Quick check: do you agree or disagree with the following statement:

If a study finds a result significant at a p=0.05 level, that means they have followed a methodology which produces this conclusion correctly 95 % of the time.

Yes or no? Keep that in mind, and we’ll get back to it.

I’m reading the Fisher book where he popularised the p-value[1], and I noticed he’s actually quite sensible about it:

The value for which P=0.05, or 1 in 20, is 1.96 or nearly 2; it is convenient to take this point as a limit in judging whether a deviation is to be considered significant or not. Deviations exceeding twice the standard deviation are thus formally regarded as significant. Using this criterion we should be led to follow up a false indication only once in 22 trials, even if the statistics were the only guide available.

He is talking here about the normal distribution, and saying that if you have two dice that somehow generate numbers from the normal distribution, and you get an unexpectedly large value from the d6, you should double check that you are not accidentally throwing the d20. Makes complete sense.

It turns out that many situations in hypothesis testing are equivalent to “Wait am I still holding a d6?” so this is a useful rule of thumb.

But! In science there are so many other things that can go wrong. For example, Bakker and Wicherts[2] found that 15 % of the studies they looked at drew the wrong conclusion due to making dumb mistakes in computing the significance threshold.

Think about that! The significance test pales in comparison.

Regardless of what level of significance is used in the hypothesis test, regardless of accuracy effects from selection pressure, the base rate of getting the most fundamental maths of the last step right is only 85 %. Then other problems are piled on top of that[3], so no, a significant result at p=0.05 means nothing. It’s just a sign that you might be holding another die and it is time to double-check. (E.g. through replication, or further investigation.)

  1. ^

    Statistical Methods for Research Workers; Fisher; Oliver & Boyd; 1925.

  2. ^

    The (mis)reporting of statistical results in psychology journals; Bakker, Wicherts; Behaviour Research Methods; 2011.

  3. ^

    Consider for example the Forbes report of 88 % of spreadsheets containing errors.

New Comment
7 comments, sorted by Click to highlight new comments since:

My initial answer to your starting question was "I disagree with this statement because they likely used 20 different ways of calculating the p-value and selected the one that was statistically significant". Also https://en.m.wikipedia.org/wiki/Replication_crisis

If a study finds a result significant at a p=0.05 level, that means they have followed a methodology which produces this conclusion correctly 95 % of the time.

 

This smells like a confidence interval; is that what you had in mind? I think the default definition of p-values is more like "this means that their methodology would produce this conclusion at most 5% of the time if the conclusion was actually false."
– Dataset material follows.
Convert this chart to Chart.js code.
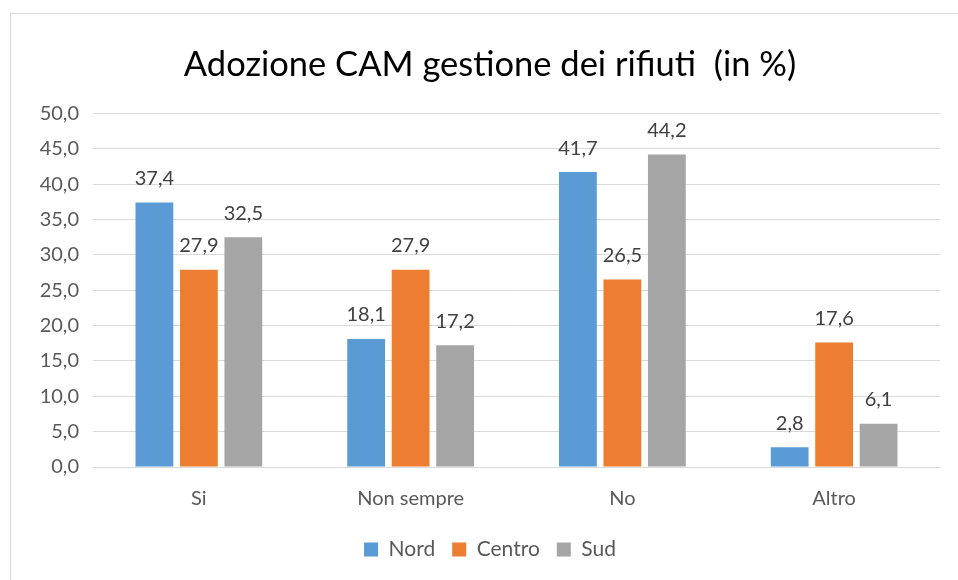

(rest of the article still holds; if their chance of drawing the wrong conclusion from their data is 15%, the claimed p-value becomes completely useless until their methodology is checked)

I'm here to say, this is not some property specific to p-values, just about the credibility of the communicator.

If  make a bunch of errors all the time, especially those that change their conclusions, indeed you can't trust them. Turns out (BW11) that  are more credible than , the errors they make tend not to change the conclusions of the test (i.e., the chance of drawing a wrong conclusion from their data ("gross error" in BW11) was much lower than the headline rate), and (admittedly I'm going out on a limb here) it is very possible the errors that change the conclusion of a particular test do not change the overall conclusion about the general theory (e.g., if theory says X, Y, and Z should happen, and you find support for X and Y and marginal-support-now-not-significant-support-anymore for Z, the theory is still pretty intact unless you really care about using p-values in a binary fashion. If theory says X, Y, and Z should happen, and you find support for X and Y and now-not-significant-support-anymore for Z, that's more of an issue. But given how many tests are in a paper, it's also possible theory says X, Y, and Z should happen, and you find support for X and Y and Z, but turns out your conclusion about W reverses, which may or may not really have something to say about your theory).

I don't think it is wise to throw the baby out with the bathwater.

Do you expect anyone to answer "agree" to the starting question?

Agree. I have never understood why p=0.05 is a holy threshold. People (and journals) toss out research if they get p=0.06 but they think they are their way to a Nobel prize with p=0.04. Madness.

Fisher, The arrangement of field experiments, Journal of the Ministry of Agriculture (1926):

If one in twenty does not seem high enough odds, we may, if we prefer it, draw the line at one in fifty (the 2 per cent. point), or one in a hundred (the 1 per cent. point). Personally, the writer prefers to set a low standard of significance at the 5 per cent. point, and ignore entirely all results which fail to reach this level. A scientific fact should be regarded as experimentally established only if a properly designed experiment rarely fails to give this level of significance.

This is why. Relevant smbc.

yeah, that comic summarize it all!

As a side note, I wonder how many would get their PhD degree if the requirement was to publish 3-4 papers (2 single author and 1-2 co-author) were the main result (where it's applicable) needed to have p<0.01? Perhaps the paper publishing frenzy would slow down a little bit if the monograph came into fashion again?